**Your task**: Write out exactly, please, every line from the beginning of the entries to the line holding "14.25, 14.75, 15];", and no pictures.

===== Records supplied =====

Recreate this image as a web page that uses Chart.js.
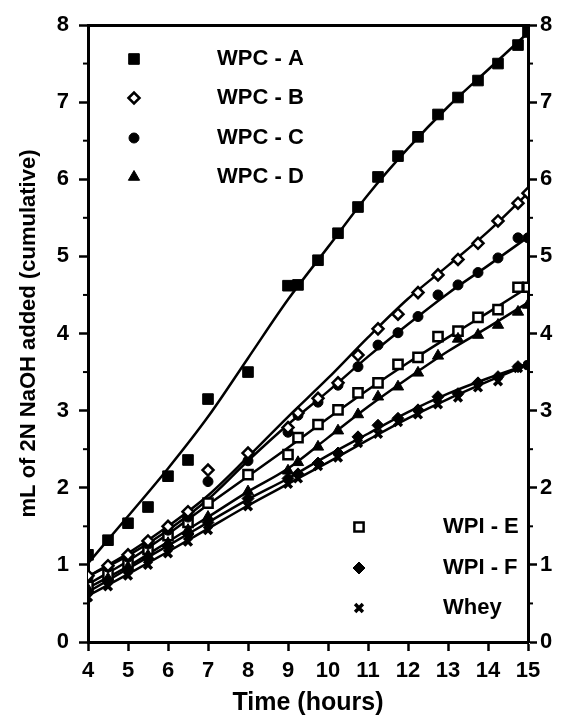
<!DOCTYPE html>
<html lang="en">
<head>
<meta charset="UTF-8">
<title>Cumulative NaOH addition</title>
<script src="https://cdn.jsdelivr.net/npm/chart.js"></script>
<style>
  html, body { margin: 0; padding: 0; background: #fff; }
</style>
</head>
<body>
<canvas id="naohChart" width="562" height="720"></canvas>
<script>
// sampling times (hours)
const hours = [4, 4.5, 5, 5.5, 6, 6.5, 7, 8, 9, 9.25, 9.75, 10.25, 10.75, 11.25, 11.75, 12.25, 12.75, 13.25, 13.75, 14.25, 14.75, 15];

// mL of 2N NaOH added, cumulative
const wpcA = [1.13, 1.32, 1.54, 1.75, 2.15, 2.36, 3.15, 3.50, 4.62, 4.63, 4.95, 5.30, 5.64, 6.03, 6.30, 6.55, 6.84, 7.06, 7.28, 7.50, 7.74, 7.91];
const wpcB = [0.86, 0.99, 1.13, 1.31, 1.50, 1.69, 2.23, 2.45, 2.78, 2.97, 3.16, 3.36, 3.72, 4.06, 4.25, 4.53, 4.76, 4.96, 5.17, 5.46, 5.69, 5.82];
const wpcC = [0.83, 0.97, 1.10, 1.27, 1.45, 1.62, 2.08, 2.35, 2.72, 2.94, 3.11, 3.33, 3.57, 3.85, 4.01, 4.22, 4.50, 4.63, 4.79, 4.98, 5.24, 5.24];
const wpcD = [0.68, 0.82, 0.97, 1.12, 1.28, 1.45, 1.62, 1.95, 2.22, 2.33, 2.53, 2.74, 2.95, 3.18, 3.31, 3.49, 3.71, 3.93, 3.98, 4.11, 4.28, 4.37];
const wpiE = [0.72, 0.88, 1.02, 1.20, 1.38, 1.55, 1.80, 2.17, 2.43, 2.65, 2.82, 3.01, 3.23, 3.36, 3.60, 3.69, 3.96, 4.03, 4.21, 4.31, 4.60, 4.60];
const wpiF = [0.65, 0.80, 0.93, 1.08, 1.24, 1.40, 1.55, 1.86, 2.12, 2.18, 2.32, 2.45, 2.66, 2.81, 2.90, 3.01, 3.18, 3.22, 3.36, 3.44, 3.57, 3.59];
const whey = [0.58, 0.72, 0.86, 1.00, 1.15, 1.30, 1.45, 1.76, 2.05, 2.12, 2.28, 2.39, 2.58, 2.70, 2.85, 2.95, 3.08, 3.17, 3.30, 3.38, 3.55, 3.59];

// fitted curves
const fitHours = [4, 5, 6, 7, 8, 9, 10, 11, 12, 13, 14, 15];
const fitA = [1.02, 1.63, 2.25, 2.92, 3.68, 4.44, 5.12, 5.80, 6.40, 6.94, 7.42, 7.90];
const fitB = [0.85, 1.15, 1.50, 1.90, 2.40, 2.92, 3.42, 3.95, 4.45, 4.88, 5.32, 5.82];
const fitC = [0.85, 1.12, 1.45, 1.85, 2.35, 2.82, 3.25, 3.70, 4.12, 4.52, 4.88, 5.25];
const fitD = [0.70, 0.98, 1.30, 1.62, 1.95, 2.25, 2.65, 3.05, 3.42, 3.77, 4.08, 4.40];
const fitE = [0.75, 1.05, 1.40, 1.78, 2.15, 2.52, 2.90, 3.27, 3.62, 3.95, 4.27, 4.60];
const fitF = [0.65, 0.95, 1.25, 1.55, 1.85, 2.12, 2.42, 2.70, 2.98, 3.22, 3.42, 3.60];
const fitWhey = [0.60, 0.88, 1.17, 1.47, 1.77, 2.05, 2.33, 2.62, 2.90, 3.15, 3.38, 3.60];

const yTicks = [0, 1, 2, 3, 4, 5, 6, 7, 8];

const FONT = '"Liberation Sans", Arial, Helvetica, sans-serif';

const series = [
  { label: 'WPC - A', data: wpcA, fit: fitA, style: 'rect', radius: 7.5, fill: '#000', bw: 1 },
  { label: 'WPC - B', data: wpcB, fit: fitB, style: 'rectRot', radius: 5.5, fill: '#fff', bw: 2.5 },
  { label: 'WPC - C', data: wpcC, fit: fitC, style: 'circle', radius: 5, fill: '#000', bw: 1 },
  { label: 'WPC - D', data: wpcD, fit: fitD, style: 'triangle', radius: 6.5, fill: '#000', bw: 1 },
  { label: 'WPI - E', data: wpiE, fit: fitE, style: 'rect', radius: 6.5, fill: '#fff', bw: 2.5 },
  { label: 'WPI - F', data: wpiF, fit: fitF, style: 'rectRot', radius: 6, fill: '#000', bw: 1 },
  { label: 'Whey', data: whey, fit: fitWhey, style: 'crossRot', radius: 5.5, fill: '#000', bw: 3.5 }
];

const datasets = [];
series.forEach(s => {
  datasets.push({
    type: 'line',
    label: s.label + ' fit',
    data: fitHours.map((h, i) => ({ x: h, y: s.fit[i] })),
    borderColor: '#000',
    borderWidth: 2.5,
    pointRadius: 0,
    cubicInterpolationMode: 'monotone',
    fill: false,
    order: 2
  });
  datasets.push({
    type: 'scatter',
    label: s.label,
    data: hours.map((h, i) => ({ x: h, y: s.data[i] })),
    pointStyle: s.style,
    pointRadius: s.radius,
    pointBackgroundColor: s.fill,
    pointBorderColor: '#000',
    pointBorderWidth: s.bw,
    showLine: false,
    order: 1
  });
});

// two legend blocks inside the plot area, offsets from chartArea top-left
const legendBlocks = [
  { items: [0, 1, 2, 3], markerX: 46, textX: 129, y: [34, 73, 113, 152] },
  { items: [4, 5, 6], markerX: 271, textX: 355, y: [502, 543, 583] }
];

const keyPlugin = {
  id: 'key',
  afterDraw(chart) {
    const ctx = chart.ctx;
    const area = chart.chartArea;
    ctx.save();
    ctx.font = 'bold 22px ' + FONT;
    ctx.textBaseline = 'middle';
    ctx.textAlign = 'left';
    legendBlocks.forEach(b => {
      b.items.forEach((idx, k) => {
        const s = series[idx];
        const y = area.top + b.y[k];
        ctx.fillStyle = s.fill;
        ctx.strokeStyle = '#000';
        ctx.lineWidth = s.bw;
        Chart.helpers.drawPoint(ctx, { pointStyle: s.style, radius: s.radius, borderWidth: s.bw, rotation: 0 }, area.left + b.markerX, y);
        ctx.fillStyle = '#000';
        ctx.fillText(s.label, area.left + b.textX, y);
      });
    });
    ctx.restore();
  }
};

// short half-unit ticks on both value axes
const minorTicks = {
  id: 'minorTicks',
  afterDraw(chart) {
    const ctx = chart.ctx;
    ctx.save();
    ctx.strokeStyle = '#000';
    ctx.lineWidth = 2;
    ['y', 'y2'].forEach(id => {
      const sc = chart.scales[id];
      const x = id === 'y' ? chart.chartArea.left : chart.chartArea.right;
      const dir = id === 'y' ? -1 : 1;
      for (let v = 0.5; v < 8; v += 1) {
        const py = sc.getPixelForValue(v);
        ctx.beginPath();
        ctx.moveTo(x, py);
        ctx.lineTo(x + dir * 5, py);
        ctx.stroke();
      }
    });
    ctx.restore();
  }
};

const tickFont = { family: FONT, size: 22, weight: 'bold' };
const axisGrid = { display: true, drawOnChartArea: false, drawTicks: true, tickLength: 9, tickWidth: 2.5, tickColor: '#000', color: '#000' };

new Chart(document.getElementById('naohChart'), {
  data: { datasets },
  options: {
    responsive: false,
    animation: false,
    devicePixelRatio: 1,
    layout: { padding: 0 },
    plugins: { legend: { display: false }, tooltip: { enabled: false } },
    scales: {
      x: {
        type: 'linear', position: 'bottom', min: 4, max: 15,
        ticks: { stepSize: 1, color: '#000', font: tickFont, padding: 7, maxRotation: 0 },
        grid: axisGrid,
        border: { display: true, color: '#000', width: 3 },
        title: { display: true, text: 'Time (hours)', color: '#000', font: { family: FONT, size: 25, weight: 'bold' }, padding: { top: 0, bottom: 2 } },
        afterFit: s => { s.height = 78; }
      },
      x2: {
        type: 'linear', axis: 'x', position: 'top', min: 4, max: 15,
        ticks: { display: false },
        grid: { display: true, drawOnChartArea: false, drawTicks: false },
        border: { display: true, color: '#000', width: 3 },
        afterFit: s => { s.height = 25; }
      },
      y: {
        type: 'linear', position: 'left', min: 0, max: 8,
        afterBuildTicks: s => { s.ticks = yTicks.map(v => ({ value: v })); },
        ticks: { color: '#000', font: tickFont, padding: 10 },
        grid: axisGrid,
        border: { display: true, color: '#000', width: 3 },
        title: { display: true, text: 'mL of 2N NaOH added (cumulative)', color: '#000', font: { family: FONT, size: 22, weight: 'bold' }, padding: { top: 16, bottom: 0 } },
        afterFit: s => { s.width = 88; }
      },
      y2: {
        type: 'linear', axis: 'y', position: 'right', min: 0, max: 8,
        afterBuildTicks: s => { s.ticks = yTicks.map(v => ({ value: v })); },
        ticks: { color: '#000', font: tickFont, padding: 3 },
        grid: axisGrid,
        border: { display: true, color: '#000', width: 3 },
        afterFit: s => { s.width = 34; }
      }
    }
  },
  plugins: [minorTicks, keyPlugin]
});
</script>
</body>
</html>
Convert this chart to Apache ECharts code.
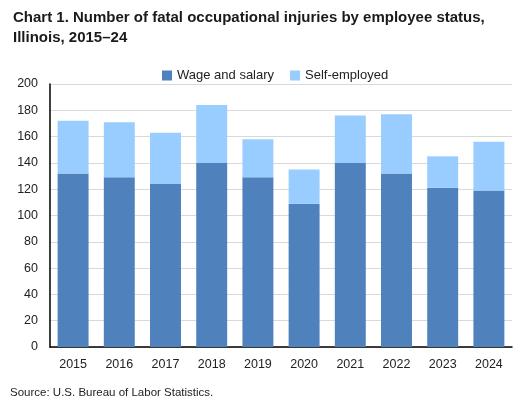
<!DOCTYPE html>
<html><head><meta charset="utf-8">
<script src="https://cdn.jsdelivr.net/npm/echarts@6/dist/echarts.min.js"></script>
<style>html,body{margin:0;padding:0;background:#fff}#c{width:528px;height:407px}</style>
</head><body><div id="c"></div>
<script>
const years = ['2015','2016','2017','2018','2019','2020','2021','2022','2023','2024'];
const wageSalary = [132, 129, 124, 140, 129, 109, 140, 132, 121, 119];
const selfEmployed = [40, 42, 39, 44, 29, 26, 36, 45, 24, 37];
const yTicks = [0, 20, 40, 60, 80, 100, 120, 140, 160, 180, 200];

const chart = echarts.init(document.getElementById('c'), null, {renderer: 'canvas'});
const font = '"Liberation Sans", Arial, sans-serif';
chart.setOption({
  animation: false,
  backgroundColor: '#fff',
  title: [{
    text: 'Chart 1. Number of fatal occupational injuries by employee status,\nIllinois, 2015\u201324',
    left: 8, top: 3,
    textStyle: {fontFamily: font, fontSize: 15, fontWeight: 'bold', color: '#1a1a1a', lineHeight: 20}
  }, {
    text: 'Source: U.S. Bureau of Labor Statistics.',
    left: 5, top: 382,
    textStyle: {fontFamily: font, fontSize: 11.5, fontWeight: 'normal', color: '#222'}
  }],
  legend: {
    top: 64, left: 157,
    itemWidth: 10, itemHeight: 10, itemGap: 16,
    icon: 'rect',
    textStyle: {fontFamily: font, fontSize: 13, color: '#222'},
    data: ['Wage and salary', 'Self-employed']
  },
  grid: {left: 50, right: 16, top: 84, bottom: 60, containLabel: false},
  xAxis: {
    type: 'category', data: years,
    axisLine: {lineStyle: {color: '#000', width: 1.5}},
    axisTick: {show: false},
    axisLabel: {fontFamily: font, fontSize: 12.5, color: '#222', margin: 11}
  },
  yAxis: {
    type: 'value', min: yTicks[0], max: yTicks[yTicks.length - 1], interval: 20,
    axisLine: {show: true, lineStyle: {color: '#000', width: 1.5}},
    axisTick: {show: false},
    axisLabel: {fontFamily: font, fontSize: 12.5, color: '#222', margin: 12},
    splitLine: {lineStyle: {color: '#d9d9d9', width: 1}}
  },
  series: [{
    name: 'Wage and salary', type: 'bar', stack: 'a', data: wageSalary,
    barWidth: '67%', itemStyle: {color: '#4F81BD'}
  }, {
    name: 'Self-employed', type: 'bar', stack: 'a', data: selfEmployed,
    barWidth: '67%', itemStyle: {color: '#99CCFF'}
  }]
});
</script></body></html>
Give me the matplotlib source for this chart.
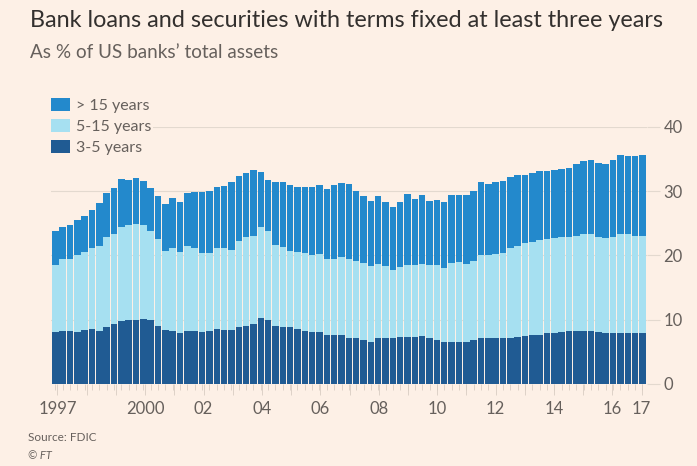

=====

**Full solution**:
Recreate this image as a web page that uses Chart.js.
<!DOCTYPE html>
<html lang="en">
<head>
<meta charset="UTF-8">
<title>Cumulative NaOH addition</title>
<script src="https://cdn.jsdelivr.net/npm/chart.js"></script>
<style>
  html, body { margin: 0; padding: 0; background: #fff; }
</style>
</head>
<body>
<canvas id="naohChart" width="562" height="720"></canvas>
<script>
// sampling times (hours)
const hours = [4, 4.5, 5, 5.5, 6, 6.5, 7, 8, 9, 9.25, 9.75, 10.25, 10.75, 11.25, 11.75, 12.25, 12.75, 13.25, 13.75, 14.25, 14.75, 15];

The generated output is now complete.